Biliyor musun artık hiç ilgilenmiyorum dedi. Merak ettiği, bal gibi de ilgilendiği her şeyi saymıştı. Uzunca göz göze geldik. Kar yağıyordu. İstanbul'da bir karlı cumartesi sabahı, İstinye'den aldığım susamsız simidi tırtıklıyordum. Aylardan şubattı. Yoğun kar yağışı nedeniyle, o hafta sonu İzmir'e gidememiştim. Gözlerimi ayırmadan izlediğim kar, ağaçların rengini değiştirmeye kararlıydı.
Derya, benden bir cevap bekliyordu. Cevap versem, konu uzayacak, dert faslına davet çıkacaktı. Vermesem, bana anlatacak kadar çaresizdi. Perdeleri sonuna kadar açtım. Boğazdan o çok sevdiğim kocaman gemiler geçiyordu. Acılarımız, dertlerimiz kederlerimiz, kutlamalarımız... ne yaşarsak yaşayalım hayat akıyordu. Kar taneleri gittikçe yoğunlaşıyordu. Kar bu. Üşütüyor muyum demez ki. Eldiven bere taktın mı, sıkı giyindin mi bakmaz ki. Manzarasında keyif yapmanız da çok umrunda olmaz. Kimi özlediğiniz, kimi sevdiğinizle de ilgilenmez. Film izletir, çay demletir, düşündürür, özletir, şarkı, şiir yazdırır...O yağar, geçer ve manzarasına hayran bırakır.
Biliyor musun Öykü! dedi. Bir kez daha konuyu açtı.
Biliyordum sadece hiç konuşmamıştık. Devam etti; uzun süredir, çok özlüyorum ve merak ediyorum. Sence ne olacak, böyle yarım mı kalacak dedi. Belki o yarım olduğunu sanıyordu. Belki karşı taraf için hepsi buydu. Doğru iletişim kuramadığımızda, ne kadar durumu hissetsek de bazen olumluya inanmak istiyorduk. Bazı insanlar, duygu uyandırıyor hatta bazen yoğun hissettiriyordu. Hayatlarımıza geliş sebepleri, bazen hayatımızdan gidiş sebepleri oluyordu. Bilerek ya da bilmeyerek özletiyor, merak ettiriyor, şarkılar, şiirler, kitaplar yazdırıyor.. Hatta bazen sözleri ile üşütüyor fakat ne hissettiğinizle, ne kadar üşüdüğünüzle ilgilenmiyorlardı.
Bazen aynı duyguda olmamak bazen beklentilerin değişmesi, bazen o ince çizginin aşılması...işleri değiştiriyordu. Bazen de biz, fazla büyütüyorduk.

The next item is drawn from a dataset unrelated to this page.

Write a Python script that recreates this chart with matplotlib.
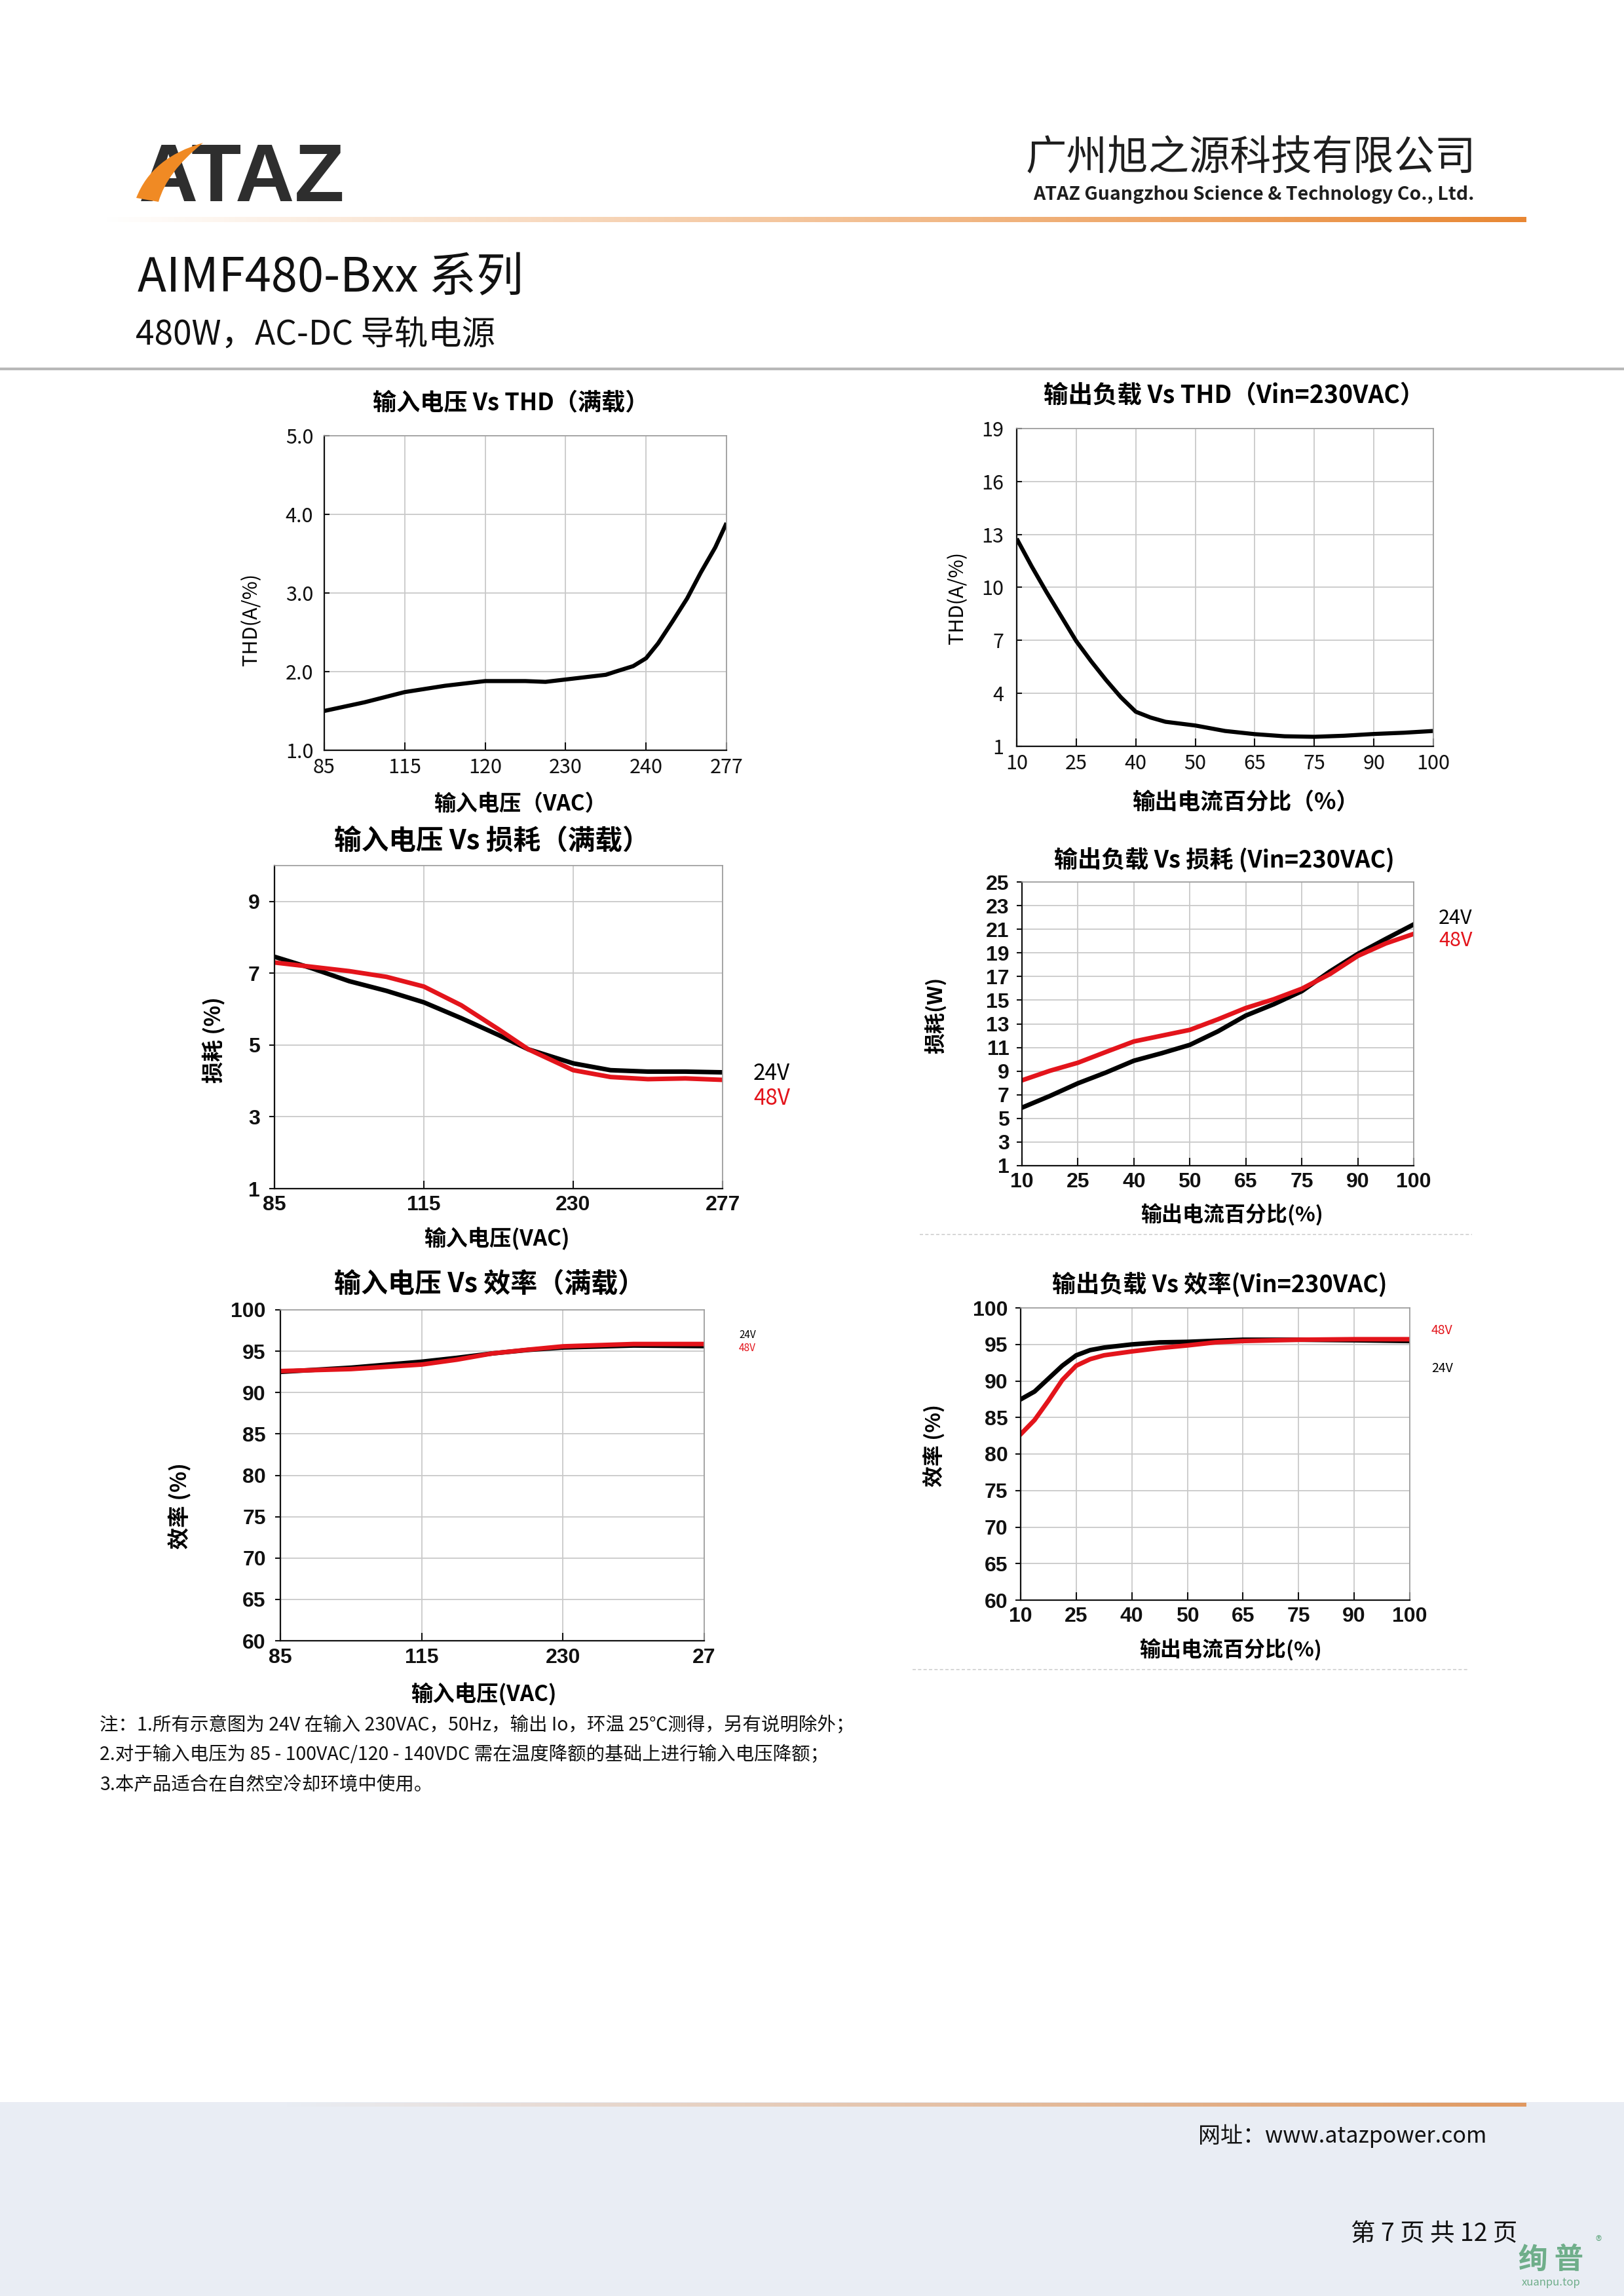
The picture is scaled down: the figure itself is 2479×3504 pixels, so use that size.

Aklımızda kurduğumuza, içimizde büyüttüğümüze, duygu besliyorduk. Öyle olsun istiyorduk. Yedi millet, uyarsa, beğendiğimiz bedeni istediğimiz ruhta görüyor yada öyleymiş gibiliğine tutunuyorduk. Deryanın durumu tam da böyleydi. Aylardan şubat, İstanbul Tarabya'da kara aşkla baktığım bir sabah. Durmaksızın yağan kar, ne Derya'nın soruları, ne İzmir'e gidemeyişim ne de benim ona aşkla bakmamla hiç ilgilenmiyordu.